Grade Levels: K-3

These classroom activities are designed to complement the Food Chain topic on BrainPOP Jr.

Food Chain Chain

Have students research and outline a food chain. Remind your students that most food chains begin with the Sun, which provides energy for everything that grows on the planet. Then have students draw each part of their food chain on individual rectangular strips of construction paper. Make sure they label each picture. Then have them make a paper chain link with their drawings. Students can share their food chains with the whole class and discuss each part. Is the living thing a producer or a consumer? Is it a carnivore, herbivore, or omnivore? Then have students predict what might happen if one of their links in their chain became endangered or extinct. Have them break a link of their chain to demonstrate and draw conclusions.

Food Web Mural

Have the class pick a habitat together, such as a desert, ocean, or pond. Then have students brainstorm different animals that belong in the habitat. Encourage them to name both producers and consumers, and assist them in identifying which consumers are herbivores and which are carnivores. You may need to visit the library together or research on the Internet.

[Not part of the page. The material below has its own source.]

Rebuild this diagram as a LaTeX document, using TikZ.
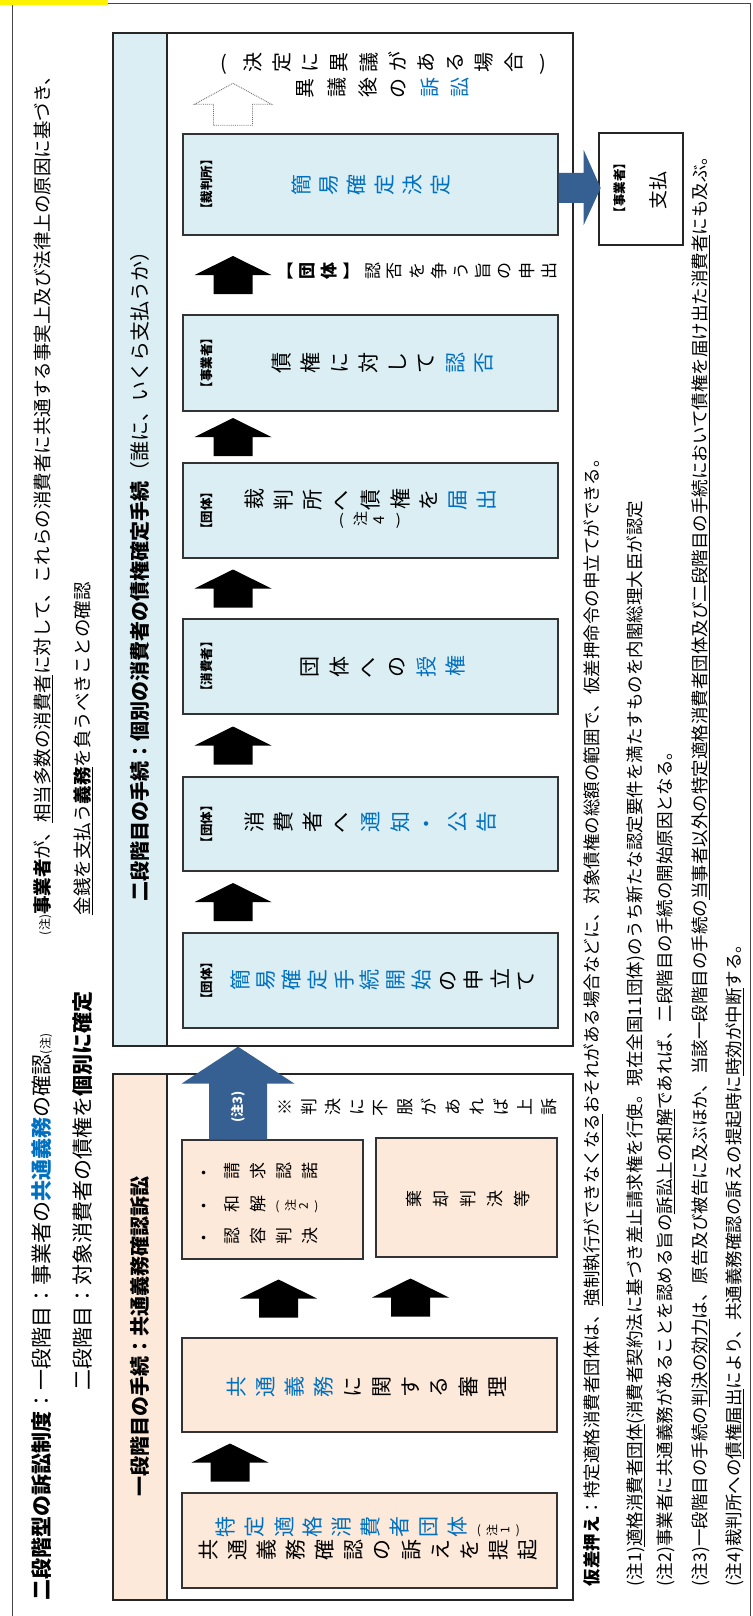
\documentclass[tikz,border=0pt]{standalone}
\usepackage{fontspec}
\setmainfont{Noto Sans CJK JP}
\usepackage{graphicx}
\usetikzlibrary{calc}
\definecolor{cblue}{RGB}{0,112,192}
\definecolor{lblue}{RGB}{218,238,243}
\definecolor{peach}{RGB}{253,233,217}
\definecolor{dblue}{RGB}{55,96,146}
\definecolor{framegray}{RGB}{70,70,70}
\def\ftitle{\fontsize{21}{21}\selectfont}
\def\fnoteA{\fontsize{18.5}{18.5}\selectfont}
\def\fheadA{\fontsize{20}{20}\selectfont}
\def\fmainA{\fontsize{21}{21}\selectfont}
\def\fsmlA{\fontsize{17}{17}\selectfont}
\def\flabA{\fontsize{12.5}{12.5}\selectfont}
\def\ffootA{\fontsize{17.5}{17.5}\selectfont}
\def\ftinyA{\fontsize{12}{12}\selectfont}
\ExplSyntaxOn
\NewDocumentCommand\tate{mmm}
  {
    \tl_map_inline:nn {#3}
      {
        \tl_if_in:nnTF {【】（）()} {##1}
          { \makebox[#1pt][c]{#2##1} }
          { \makebox[#1pt][c]{\rotatebox[origin=c]{90}{#2##1}} }
      }
  }
\ExplSyntaxOff
\begin{document}
\begin{tikzpicture}[x=1pt,y=-1pt,
  htext/.style={rotate=90,inner sep=0pt,outer sep=0pt},
  vtext/.style={inner sep=0pt,outer sep=0pt},
  stagebox/.style={draw=black!85,line width=1.3pt,fill=white,inner sep=0pt},
  bluebox/.style={draw=black!80,line width=1.4pt,fill=lblue,inner sep=0pt,minimum width=375pt},
  peachbox/.style={draw=black!80,line width=1.4pt,fill=peach,inner sep=0pt},
  pics/blockup/.style={code={\fill[black] (-19.5,19) -- (-19.5,0) -- (-38.5,0) -- (0,-19) -- (38.5,0) -- (19.5,0) -- (19.5,19) -- cycle;}},
  pics/outlineup/.style={code={\filldraw[fill=white,draw=black!55,densely dotted,line width=0.9pt] (-19.5,21) -- (-19.5,0) -- (-38.5,0) -- (0,-21) -- (38.5,0) -- (19.5,0) -- (19.5,21) -- cycle;}}
]
\useasboundingbox (0,0) rectangle (752,1616);
\fill[white] (0,0) rectangle (752,1616);
% frame and tag
\node[draw=framegray,line width=1pt,minimum width=738pt,minimum height=1612pt,inner sep=0pt] (frame) at (381,810) {};
\node[fill=yellow,minimum width=108pt,minimum height=5pt,inner sep=0pt] (tag) at (54,2.5) {};

% title lines
\node[htext,anchor=west,font=\ftitle] (t1) at (42,1600) {\textbf{二段階型の訴訟制度}：一段階目：事業者の\textbf{\color{cblue}共通義務}の確認{\ftinyA(注)}};
\node[htext,anchor=west,font=\ftitle] (t2) at (83,1390) {二段階目：対象消費者の債権を\textbf{個別に確定}};
\node[htext,anchor=west,font=\fnoteA] (t3) at (43,935) {{\ftinyA(注)}\textbf{事業者}が、\underline{相当多数の消費者}に対して、これらの消費者に共通する事実上及び法律上の原因に基づき、};
\node[htext,anchor=west,font=\fnoteA] (t4) at (83,915) {\underline{金銭を支払う\textbf{義務}}を負うべきことの確認};

% stage 2
\node[stagebox,minimum width=460pt,minimum height=1013pt] (s2) at (343,539.5) {};
\node[draw=black!85,line width=1.3pt,fill=lblue,minimum width=54pt,minimum height=1013pt,inner sep=0pt] (s2h) at (140,539.5) {};
\node[htext,anchor=west,font=\fheadA] (s2t) at (140,901) {\textbf{二段階目の手続：個別の消費者の債権確定手続}（誰に、いくら支払うか）};

\node[bluebox,minimum height=101pt] (b6) at (370.5,184.5) {};
\node[bluebox,minimum height=96pt] (b5) at (370.5,363) {};
\node[bluebox,minimum height=95pt] (b4) at (370.5,510.5) {};
\node[bluebox,minimum height=95pt] (b3) at (370.5,666.5) {};
\node[bluebox,minimum height=94pt] (b2) at (370.5,824) {};
\node[bluebox,minimum height=95pt] (b1) at (370.5,980.5) {};

\foreach \b/\lab in {b6/【裁判所】,b5/【事業者】,b4/【団体】,b3/【消費者】,b2/【団体】,b1/【団体】}{
  \node[htext,font=\flabA\bfseries] (\b l) at ($(\b.west)+(24,0)$) {\lab};
}
\node[vtext,font=\fmainA] (b6t) at (371,185) {\tate{28}{\color{cblue}}{簡易確定決定}};
\node[vtext,font=\fmainA] (b5t) at (383,363) {\tate{29}{}{債権に対して}\tate{29}{\color{cblue}}{認否}};
\node[vtext,font=\fmainA] (b4t) at (371,500) {\tate{29}{}{裁判所へ債権を}\tate{29}{\color{cblue}}{届出}};
\node[vtext,font=\fontsize{15}{15}\selectfont] (b4n) at (370,520) {\tate{19}{}{(注4)}};
\node[vtext,font=\fmainA] (b3t) at (383,667) {\tate{29}{}{団体への}\tate{29}{\color{cblue}}{授権}};
\node[vtext,font=\fmainA] (b2t) at (371,823) {\tate{29}{}{消費者へ}\tate{29}{\color{cblue}}{通知・公告}};
\node[vtext,font=\fmainA] (b1t) at (383,980) {\tate{26}{\color{cblue}}{簡易確定手続開始}\tate{26}{}{の申立て}};

\node[vtext,font=\fontsize{20}{20}\selectfont] (obj) at (383,63) {\tate{29}{}{(決定に異議がある場合)}};
\node[vtext,font=\fontsize{20}{20}\selectfont] (objt) at (383,88) {\tate{31}{}{異議後の}\tate{31}{\color{cblue}}{訴訟}};
\pic at ($(b6.north)+(-137.5,-29)$) {outlineup};

\foreach \lo/\hi in {b1/b2,b2/b3,b3/b4,b4/b5,b5/b6}{
  \coordinate (m\lo) at ($(\lo.north)!0.5!(\hi.south)$);
  \pic at ($(m\lo)+(-137.5,0)$) {blockup};
}
\node[vtext,font=\fsmlA,anchor=west] (l56) at (274,271) {\tate{22}{\bfseries}{【団体】}\tate{22}{}{認否を争う旨の申出}};

% payment box and arrow
\node[draw=black!85,line width=1.3pt,fill=white,minimum width=84pt,minimum height=112pt,inner sep=0pt] (pay) at (641,189) {};
\node[htext,font=\flabA\bfseries] (payl) at (620,188) {【事業者】};
\node[htext,font=\fontsize{19}{19}\selectfont] (payt) at (658,190) {支払};
\fill[dblue,shift={(b6.east)}] (0,-11.5) -- (25,-11.5) -- (25,-34.5) -- (42,3.5) -- (25,40.5) -- (25,18.5) -- (0,18.5) -- cycle;

% stage 1
\node[stagebox,minimum width=460pt,minimum height=526pt] (s1) at (343,1337) {};
\node[draw=black!85,line width=1.3pt,fill=peach,minimum width=54pt,minimum height=526pt,inner sep=0pt] (s1h) at (140,1337) {};
\node[htext,font=\fheadA\bfseries] (s1t) at (140,1336) {一段階目の手続：共通義務確認訴訟};

\node[peachbox,minimum width=375pt,minimum height=95pt] (a1) at (369.5,1540.5) {};
\node[peachbox,minimum width=375pt,minimum height=94pt] (a2) at (369.5,1385) {};
\node[peachbox,minimum width=181pt,minimum height=119pt] (a3) at (272.5,1199.5) {};
\node[peachbox,minimum width=181pt,minimum height=119pt] (a4) at (466.5,1197.5) {};

\node[vtext,font=\fmainA] (a1t) at (368,1527) {\tate{29}{\color{cblue}}{特定適格消費者団体}\tate{13}{\ftinyA}{(注1)}};
\node[vtext,font=\fmainA] (a1u) at (368,1550) {\tate{29}{}{共通義務確認の訴えを提起}};
\node[vtext,font=\fmainA] (a2t) at (367,1387) {\tate{29}{\color{cblue}}{共通義務}\tate{29}{}{に関する審理}};
\node[vtext,font=\fsmlA,anchor=west] (a3t1) at (193,1172) {\tate{26}{}{・請求認諾}};
\node[vtext,font=\fsmlA,anchor=west] (a3t2) at (193,1205) {\tate{26}{}{・和解}\tate{13}{\ftinyA}{(注2)}};
\node[vtext,font=\fsmlA,anchor=west] (a3t3) at (193,1237) {\tate{26}{}{・認容判決}};
\node[vtext,font=\fsmlA] (a4t) at (468,1199) {\tate{27}{}{棄却判決等}};

\coordinate (ma12) at ($(a1.north)!0.5!(a2.south)$);
\pic at ($(ma12)+(-139.5,0)$) {blockup};
\coordinate (ma23) at ($(a2.north)!0.5!(a3.south)$);
\pic at ($(ma23)+(-42.5,0)$) {blockup};
\coordinate (ma24) at ($(a2.north)!0.5!(a4.south)$);
\pic at ($(ma24)+(-7.5,0)$) {blockup};

% (注3) arrow into stage 2
\coordinate (n3tip) at ($(s2.south)+(-105,0)$);
\fill[dblue,shift={(n3tip)}] (0,0) -- (56.5,37) -- (29,37) -- (29,93) -- (-29,93) -- (-29,37) -- (-56.5,37) -- cycle;
\node[htext,font=\fontsize{13}{13}\selectfont\bfseries,text=white] (n3t) at ($(n3tip)+(0,60)$) {(注3)};
\node[vtext,font=\fsmlA,anchor=west] (appeal) at (273,1107) {\tate{24}{}{※判決に不服があれば上訴}};

% footnotes
\node[htext,anchor=west,font=\ffootA] (fn0) at (593,1586) {\textbf{仮差押え}：特定適格消費者団体は、\underline{強制執行ができなくなる}おそれがある場合などに、対象債権の総額の範囲で、仮差押命令の申立てができる。};
\node[htext,anchor=west,font=\ffootA] (fn1) at (636,1586) {(注1)\underline{適格消費者団体}(消費者契約法に基づき差止請求権を行使。現在全国11団体)のうち新たな認定要件を満たすものを内閣総理大臣が認定};
\node[htext,anchor=west,font=\ffootA] (fn2) at (666,1586) {(注2)事業者に共通義務があることを認める旨の\underline{訴訟上の和解}であれば、二段階目の手続の開始原因となる。};
\node[htext,anchor=west,font=\ffootA] (fn3) at (701,1586) {(注3)一段階目の手続の\underline{判決の効力}は、原告及び被告に及ぶほか、当該一段階目の手続の\underline{当事者以外の特定適格消費者団体及び二段階目の手続において債権を届け出た消費者}にも及ぶ。};
\node[htext,anchor=west,font=\ffootA] (fn4) at (735,1586) {(注4)裁判所への\underline{債権届出}により、共通義務確認の訴えの提起時に\underline{時効が中断}する。};
\end{tikzpicture}
\end{document}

Then draw a large food web mural on butcher paper. You may want to assign small groups to draw a specific set of organisms of the habitat, for example, the consumers of the ocean floor, or you may want to assign small groups to research and draw specific kinds of animals, such as mammals, reptiles, fish, or amphibians. Continuously ask questions during the creative process. What might happen if the habitat was destroyed? What could happen in the ocean if predatory fish, like shark or tuna, became extinct? What might happen on land if organisms lower on the food chain, like worms or caterpillars, become extinct?